### [Exercise requirements]
Go through the records below from the first line and print each one exactly, stopping after the line that contains "97.95, 97.92, 97.91];". Do not print pictures or anything past that line.

### [Supplied records]

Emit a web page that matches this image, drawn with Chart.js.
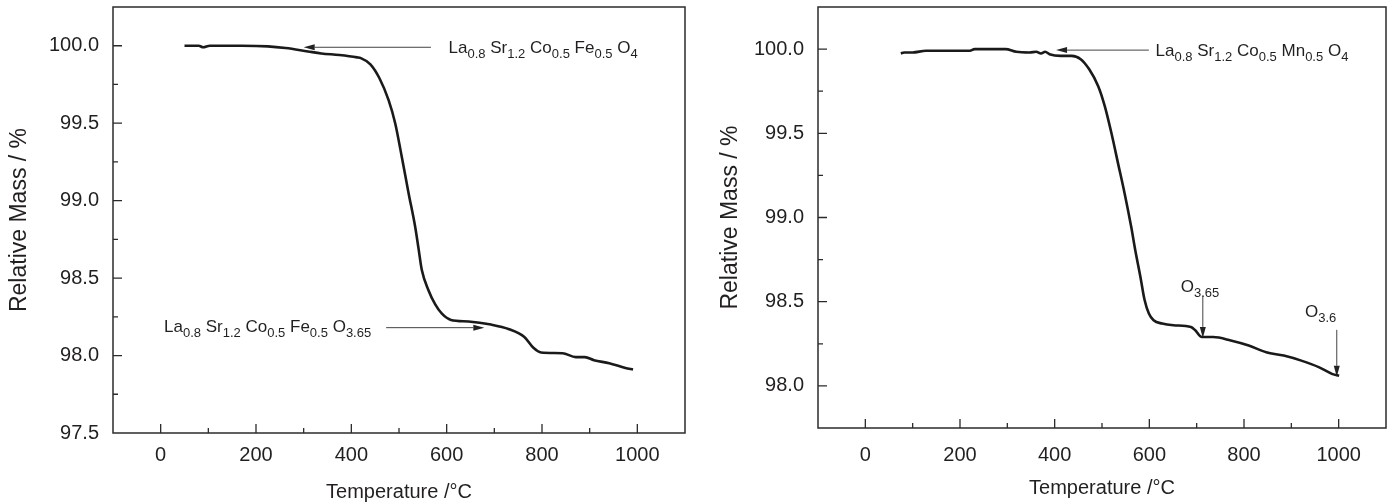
<!DOCTYPE html>
<html>
<head>
<meta charset="utf-8">
<script src="https://cdn.jsdelivr.net/npm/chart.js@4/dist/chart.umd.min.js"></script>
<style>
  body { margin: 0; background: #fff; }
  #wrap { position: relative; width: 1391px; height: 502px; }
  canvas { position: absolute; top: 0; }
</style>
</head>
<body>
<div id="wrap">
  <canvas id="graficoFe" width="700" height="502" style="left:0"></canvas>
  <canvas id="graficoMn" width="691" height="502" style="left:700px"></canvas>
</div>
<script>
// dati: temperatura (°C) e massa relativa (%)
var tempFe = [50, 80, 89, 103, 169, 225, 262, 309, 337, 375, 412, 420, 440, 459, 478, 492, 506, 520, 534, 541,
  548, 562, 576, 590, 609, 646, 693, 731, 763, 782, 798, 843, 871, 890, 909, 941, 975, 991];
var massaFe = [100.0, 100.0, 99.99, 100.0, 100.0, 99.996, 99.985, 99.963, 99.95, 99.94, 99.925, 99.92, 99.88, 99.79, 99.65, 99.5, 99.28, 99.05, 98.83, 98.69,
  98.55, 98.42, 98.33, 98.27, 98.23, 98.22, 98.2, 98.17, 98.12, 98.05, 98.02, 98.015, 97.99, 97.99, 97.97, 97.95, 97.92, 97.91];

var tempMn = [75, 82, 100, 128, 137, 221, 231, 296, 319, 347, 361, 371, 380, 389, 413, 436, 455, 473, 492, 506,
  520, 534, 548, 562, 570, 581, 590, 599, 609, 627, 651, 688, 697, 711, 735, 772, 810, 847, 884, 921, 959, 987, 1001];
var massaMn = [99.974, 99.98, 99.98, 99.99, 99.99, 99.99, 100.0, 100.0, 99.984, 99.98, 99.984, 99.974, 99.984, 99.97, 99.96, 99.96, 99.94, 99.88, 99.78, 99.66,
  99.5, 99.32, 99.14, 98.94, 98.81, 98.65, 98.51, 98.43, 98.39, 98.37, 98.36, 98.35, 98.33, 98.29, 98.29, 98.27, 98.24, 98.2, 98.18, 98.15, 98.11, 98.07, 98.06];

// assi
var xMin = -100, xMax = 1100, xStep = 100, xLabelStep = 200;
var yStep = 0.25, yLabelStep = 0.5;
var yRangeFe = [97.5, 100.25];
var yRangeMn = [97.75, 100.25];

// annotazioni: testo con pedici [testo, pedice]
var testiFe = [
  { parti: [['La', '0.8'], [' Sr', '1.2'], [' Co', '0.5'], [' Fe', '0.5'], [' O', '4']], x: 604, y: 99.985, align: 'left' },
  { parti: [['La', '0.8'], [' Sr', '1.2'], [' Co', '0.5'], [' Fe', '0.5'], [' O', '3.65']], x: 7, y: 98.18, align: 'left' }
];
var frecceFe = [
  { x1: 567, y1: 99.99, x2: 300, y2: 99.99 },
  { x1: 473, y1: 98.18, x2: 679, y2: 98.18 }
];
var testiMn = [
  { parti: [['La', '0.8'], [' Sr', '1.2'], [' Co', '0.5'], [' Mn', '0.5'], [' O', '4']], x: 613, y: 99.984, align: 'left' },
  { parti: [['O', '3.65']], x: 707, y: 98.585, align: 'center' },
  { parti: [['O', '3.6']], x: 962, y: 98.436, align: 'center' }
];
var frecceMn = [
  { x1: 599, y1: 99.994, x2: 403, y2: 99.994 },
  { x1: 713, y1: 98.536, x2: 713, y2: 98.285 },
  { x1: 996, y1: 98.333, x2: 996, y2: 98.054 }
];

var FONT = '"Liberation Sans", Arial, sans-serif';
var INK = '#231f20';

function isMultiplo(v, passo) {
  var r = v / passo;
  return Math.abs(r - Math.round(r)) < 1e-6;
}

// cornice, tacche interne e annotazioni
var pluginCornice = {
  id: 'cornice',
  afterDraw: function (chart) {
    var ctx = chart.ctx, a = chart.chartArea;
    var xs = chart.scales.x, ys = chart.scales.y;
    var opt = chart.options.plugins.cornice;
    ctx.save();
    ctx.strokeStyle = '#2b2b2b';
    ctx.lineWidth = 1.5;
    ctx.strokeRect(a.left, a.top, a.right - a.left, a.bottom - a.top);

    ctx.lineWidth = 1.3;
    ctx.beginPath();
    xs.ticks.forEach(function (t) {
      if (t.value <= xMin || t.value >= xMax) return;
      var px = xs.getPixelForValue(t.value);
      var len = isMultiplo(t.value, xLabelStep) ? 9 : 5;
      ctx.moveTo(px, a.bottom);
      ctx.lineTo(px, a.bottom - len);
    });
    ys.ticks.forEach(function (t) {
      if (t.value <= ys.min + 1e-6 || t.value >= ys.max - 1e-6) return;
      var py = ys.getPixelForValue(t.value);
      var len = isMultiplo(t.value, yLabelStep) ? 9 : 5;
      ctx.moveTo(a.left, py);
      ctx.lineTo(a.left + len, py);
    });
    ctx.stroke();

    // frecce
    ctx.strokeStyle = '#444';
    ctx.fillStyle = '#222';
    ctx.lineWidth = 1;
    opt.frecce.forEach(function (f) {
      var x1 = xs.getPixelForValue(f.x1), y1 = ys.getPixelForValue(f.y1);
      var x2 = xs.getPixelForValue(f.x2), y2 = ys.getPixelForValue(f.y2);
      var ang = Math.atan2(y2 - y1, x2 - x1);
      var lung = 11, semi = 3;
      ctx.beginPath();
      ctx.moveTo(x1, y1);
      ctx.lineTo(x2 - Math.cos(ang) * lung, y2 - Math.sin(ang) * lung);
      ctx.stroke();
      ctx.beginPath();
      ctx.moveTo(x2, y2);
      ctx.lineTo(x2 - Math.cos(ang) * lung - Math.sin(ang) * semi, y2 - Math.sin(ang) * lung + Math.cos(ang) * semi);
      ctx.lineTo(x2 - Math.cos(ang) * lung + Math.sin(ang) * semi, y2 - Math.sin(ang) * lung - Math.cos(ang) * semi);
      ctx.closePath();
      ctx.fill();
    });

    // testi con pedici
    ctx.fillStyle = INK;
    ctx.textBaseline = 'middle';
    ctx.textAlign = 'left';
    var fMain = '17px ' + FONT, fSub = '13px ' + FONT;
    opt.testi.forEach(function (n) {
      var larghezza = 0;
      n.parti.forEach(function (p) {
        ctx.font = fMain; larghezza += ctx.measureText(p[0]).width;
        ctx.font = fSub; larghezza += ctx.measureText(p[1]).width;
      });
      var x = xs.getPixelForValue(n.x), y = ys.getPixelForValue(n.y);
      if (n.align === 'center') x -= larghezza / 2;
      n.parti.forEach(function (p) {
        ctx.font = fMain; ctx.fillText(p[0], x, y); x += ctx.measureText(p[0]).width;
        ctx.font = fSub; ctx.fillText(p[1], x, y + 6); x += ctx.measureText(p[1]).width;
      });
    });
    ctx.restore();
  }
};

function creaGrafico(idCanvas, temp, massa, yRange, larghezzaY, altezzaX, padDestra, padTitoloY, padTickX, padTitoloX, testi, frecce) {
  var punti = temp.map(function (t, i) { return { x: t, y: massa[i] }; });
  return new Chart(document.getElementById(idCanvas), {
    type: 'scatter',
    data: {
      datasets: [{
        data: punti,
        showLine: true,
        borderColor: '#1a1a1a',
        borderWidth: 2.6,
        pointRadius: 0,
        cubicInterpolationMode: 'monotone'
      }]
    },
    options: {
      responsive: false,
      animation: false,
      layout: { padding: { top: 7, right: padDestra, left: 0, bottom: 0 } },
      plugins: {
        legend: { display: false },
        tooltip: { enabled: false },
        cornice: { testi: testi, frecce: frecce }
      },
      scales: {
        x: {
          type: 'linear',
          min: xMin,
          max: xMax,
          grid: { display: false, drawTicks: false },
          border: { display: false },
          ticks: {
            stepSize: xStep,
            autoSkip: false,
            maxRotation: 0,
            padding: padTickX,
            color: INK,
            font: { family: FONT, size: 20 },
            callback: function (v) {
              return (isMultiplo(v, xLabelStep) && v >= 0 && v <= 1000) ? String(v) : '';
            }
          },
          title: {
            display: true,
            text: 'Temperature /\u00b0C',
            color: INK,
            font: { family: FONT, size: 20, lineHeight: 1 },
            padding: { top: 0, bottom: padTitoloX }
          },
          afterFit: function (s) {
            s.height = altezzaX;
            s.paddingLeft = 0; s.paddingRight = 0;
          }
        },
        y: {
          type: 'linear',
          min: yRange[0],
          max: yRange[1],
          grid: { display: false, drawTicks: false },
          border: { display: false },
          ticks: {
            stepSize: yStep,
            autoSkip: false,
            padding: 14,
            color: INK,
            font: { family: FONT, size: 20 },
            callback: function (v) {
              return isMultiplo(v, yLabelStep) ? Number(v).toFixed(1) : '';
            }
          },
          title: {
            display: true,
            text: 'Relative Mass / %',
            color: INK,
            font: { family: FONT, size: 23, lineHeight: 1 },
            padding: { top: padTitoloY, bottom: 0 }
          },
          afterFit: function (s) {
            s.width = larghezzaY;
            s.paddingTop = 0; s.paddingBottom = 0;
          }
        }
      }
    },
    plugins: [pluginCornice]
  });
}

var graficoFe = creaGrafico('graficoFe', tempFe, massaFe, yRangeFe, 113, 69, 15, 8, 10, 0, testiFe, frecceFe);
var graficoMn = creaGrafico('graficoMn', tempMn, massaMn, yRangeMn, 118, 74, 5, 19, 15, 4, testiMn, frecceMn);
</script>
</body>
</html>
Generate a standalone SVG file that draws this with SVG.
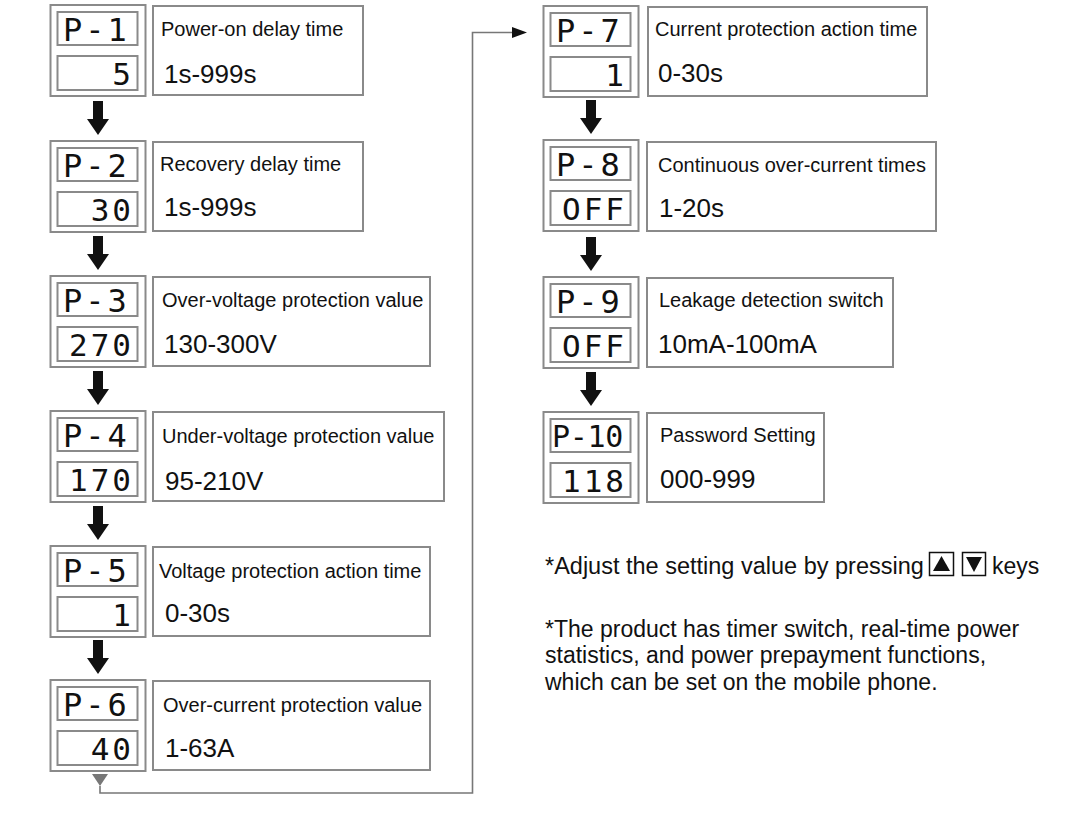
<svg xmlns="http://www.w3.org/2000/svg" width="1087" height="816" viewBox="0 0 1087 816">
<style>
.box{fill:#fff;stroke:#8a8a8a;stroke-width:2}
.lbl{font-family:"Liberation Sans",Arial,sans-serif;font-size:20px;fill:#111}
.val{font-family:"Liberation Sans",Arial,sans-serif;font-size:26px;fill:#111}
.seg{font-family:"DejaVu Sans Mono","Liberation Mono",monospace;font-size:32px;fill:#111;letter-spacing:3px}
.seg4{font-family:"DejaVu Sans Mono","Liberation Mono",monospace;font-size:30px;fill:#111;letter-spacing:-0.3px}
.num{font-family:"DejaVu Sans Mono","Liberation Mono",monospace;font-size:31px;fill:#111;letter-spacing:3px;text-anchor:end}
.note{font-family:"Liberation Sans",Arial,sans-serif;font-size:23px;fill:#111}
.conn{fill:none;stroke:#777;stroke-width:1.6}
</style>
<defs>
<path id="down" d="M-5,-34 H5 V-16 H11 L0,0 L-11,-16 H-5 Z" fill="#111"/>
</defs>
<rect width="1087" height="816" fill="#fff"/>

<g id="p1">
<rect class="box" x="50.5" y="5" width="95" height="91"/>
<rect class="box" x="57.5" y="12" width="80" height="33"/>
<rect class="box" x="57.5" y="56" width="80" height="34"/>
<text class="seg" x="63" y="41">P-1</text>
<text class="num" x="134" y="85">5</text>
<rect class="box" x="153" y="6" width="210" height="89"/>
<text class="lbl" x="161" y="36">Power-on delay time</text>
<text class="val" x="164" y="83">1s-999s</text>
</g>

<g id="p2">
<rect class="box" x="50.5" y="141" width="95" height="91"/>
<rect class="box" x="57.5" y="148" width="80" height="33"/>
<rect class="box" x="57.5" y="192" width="80" height="34"/>
<text class="seg" x="63" y="177">P-2</text>
<text class="num" x="134" y="221">30</text>
<rect class="box" x="153" y="142" width="210" height="89"/>
<text class="lbl" x="160" y="171">Recovery delay time</text>
<text class="val" x="164" y="216">1s-999s</text>
</g>

<g id="p3">
<rect class="box" x="50.5" y="276" width="95" height="91"/>
<rect class="box" x="57.5" y="283" width="80" height="33"/>
<rect class="box" x="57.5" y="327" width="80" height="34"/>
<text class="seg" x="63" y="312">P-3</text>
<text class="num" x="134" y="356">270</text>
<rect class="box" x="153" y="277" width="277" height="89"/>
<text class="lbl" x="162" y="307">Over-voltage protection value</text>
<text class="val" x="164" y="353">130-300V</text>
</g>

<g id="p4">
<rect class="box" x="50.5" y="411" width="95" height="91"/>
<rect class="box" x="57.5" y="418" width="80" height="33"/>
<rect class="box" x="57.5" y="462" width="80" height="34"/>
<text class="seg" x="63" y="447">P-4</text>
<text class="num" x="134" y="491">170</text>
<rect class="box" x="153" y="412" width="291" height="89"/>
<text class="lbl" x="162" y="443">Under-voltage protection value</text>
<text class="val" x="165" y="490">95-210V</text>
</g>

<g id="p5">
<rect class="box" x="50.5" y="546" width="95" height="91"/>
<rect class="box" x="57.5" y="553" width="80" height="33"/>
<rect class="box" x="57.5" y="597" width="80" height="34"/>
<text class="seg" x="63" y="582">P-5</text>
<text class="num" x="134" y="626">1</text>
<rect class="box" x="153" y="547" width="277" height="89"/>
<text class="lbl" x="159" y="578">Voltage protection action time</text>
<text class="val" x="165" y="622">0-30s</text>
</g>

<g id="p6">
<rect class="box" x="50.5" y="680" width="95" height="91"/>
<rect class="box" x="57.5" y="687" width="80" height="33"/>
<rect class="box" x="57.5" y="731" width="80" height="34"/>
<text class="seg" x="63" y="716">P-6</text>
<text class="num" x="134" y="760">40</text>
<rect class="box" x="153" y="681" width="277" height="89"/>
<text class="lbl" x="163" y="712">Over-current protection value</text>
<text class="val" x="165" y="757">1-63A</text>
</g>

<g id="p7">
<rect class="box" x="543.5" y="6" width="95" height="91"/>
<rect class="box" x="550.5" y="13" width="80" height="33"/>
<rect class="box" x="550.5" y="57" width="80" height="34"/>
<text class="seg" x="556" y="42">P-7</text>
<text class="num" x="627" y="86">1</text>
<rect class="box" x="648" y="7" width="279" height="89"/>
<text class="lbl" x="655" y="36">Current protection action time</text>
<text class="val" x="658" y="82">0-30s</text>
</g>

<g id="p8">
<rect class="box" x="543.5" y="140" width="95" height="91"/>
<rect class="box" x="550.5" y="147" width="80" height="33"/>
<rect class="box" x="550.5" y="191" width="80" height="34"/>
<text class="seg" x="556" y="176">P-8</text>
<text class="num" x="627" y="220">OFF</text>
<rect class="box" x="647" y="142" width="289" height="89"/>
<text class="lbl" x="658" y="172">Continuous over-current times</text>
<text class="val" x="659" y="217">1-20s</text>
</g>

<g id="p9">
<rect class="box" x="543.5" y="277" width="95" height="91"/>
<rect class="box" x="550.5" y="284" width="80" height="33"/>
<rect class="box" x="550.5" y="328" width="80" height="34"/>
<text class="seg" x="556" y="313">P-9</text>
<text class="num" x="627" y="357">OFF</text>
<rect class="box" x="647" y="278" width="246" height="89"/>
<text class="lbl" x="659" y="307">Leakage detection switch</text>
<text class="val" x="658" y="353">10mA-100mA</text>
</g>

<g id="p10">
<rect class="box" x="543.5" y="412" width="95" height="91"/>
<rect class="box" x="550.5" y="419" width="80" height="33"/>
<rect class="box" x="550.5" y="463" width="80" height="34"/>
<text class="seg4" x="552" y="447">P-10</text>
<text class="num" x="627" y="492">118</text>
<rect class="box" x="647" y="413" width="177" height="89"/>
<text class="lbl" x="660" y="442">Password Setting</text>
<text class="val" x="660" y="488">000-999</text>
</g>

<g id="connectors">
<use href="#down" x="98" y="135"/>
<use href="#down" x="98" y="270"/>
<use href="#down" x="98" y="405"/>
<use href="#down" x="98" y="540"/>
<use href="#down" x="98" y="674"/>
<use href="#down" x="591" y="134"/>
<use href="#down" x="591" y="271"/>
<use href="#down" x="591" y="406"/>
<path d="M92,774 L108,774 L100,786 Z" fill="#777"/>
<path class="conn" d="M100,786 V793 H472.5 V32.5 H514"/>
<path d="M512,27 L527,32.5 L512,38 Z" fill="#111"/>
</g>

<g id="notes">
<text class="note" x="545" y="574" style="font-size:23.5px">*Adjust the setting value by pressing</text>
<rect x="929.5" y="552.5" width="24" height="23" fill="none" stroke="#111" stroke-width="1.5"/>
<path d="M933,571 L950,571 L941.5,556 Z" fill="#111"/>
<rect x="962.5" y="552.5" width="23" height="23" fill="none" stroke="#111" stroke-width="1.5"/>
<path d="M966,557 L982,557 L974,572 Z" fill="#111"/>
<text class="note" x="992" y="574">keys</text>
<text class="note" x="545" y="637">*The product has timer switch, real-time power</text>
<text class="note" x="545" y="663">statistics, and power prepayment functions,</text>
<text class="note" x="545" y="690">which can be set on the mobile phone.</text>
</g>
</svg>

### [Response to the exercise]
Emit a web page that matches this image, drawn with Chart.js.
<!DOCTYPE html>
<html>
<head>
<meta charset="utf-8">
<script src="https://cdn.jsdelivr.net/npm/chart.js@4/dist/chart.umd.min.js"></script>
<style>
  body { margin: 0; background: #fff; }
  #wrap { position: relative; width: 1391px; height: 502px; }
  canvas { position: absolute; top: 0; }
</style>
</head>
<body>
<div id="wrap">
  <canvas id="graficoFe" width="700" height="502" style="left:0"></canvas>
  <canvas id="graficoMn" width="691" height="502" style="left:700px"></canvas>
</div>
<script>
// dati: temperatura (°C) e massa relativa (%)
var tempFe = [50, 80, 89, 103, 169, 225, 262, 309, 337, 375, 412, 420, 440, 459, 478, 492, 506, 520, 534, 541,
  548, 562, 576, 590, 609, 646, 693, 731, 763, 782, 798, 843, 871, 890, 909, 941, 975, 991];
var massaFe = [100.0, 100.0, 99.99, 100.0, 100.0, 99.996, 99.985, 99.963, 99.95, 99.94, 99.925, 99.92, 99.88, 99.79, 99.65, 99.5, 99.28, 99.05, 98.83, 98.69,
  98.55, 98.42, 98.33, 98.27, 98.23, 98.22, 98.2, 98.17, 98.12, 98.05, 98.02, 98.015, 97.99, 97.99, 97.97, 97.95, 97.92, 97.91];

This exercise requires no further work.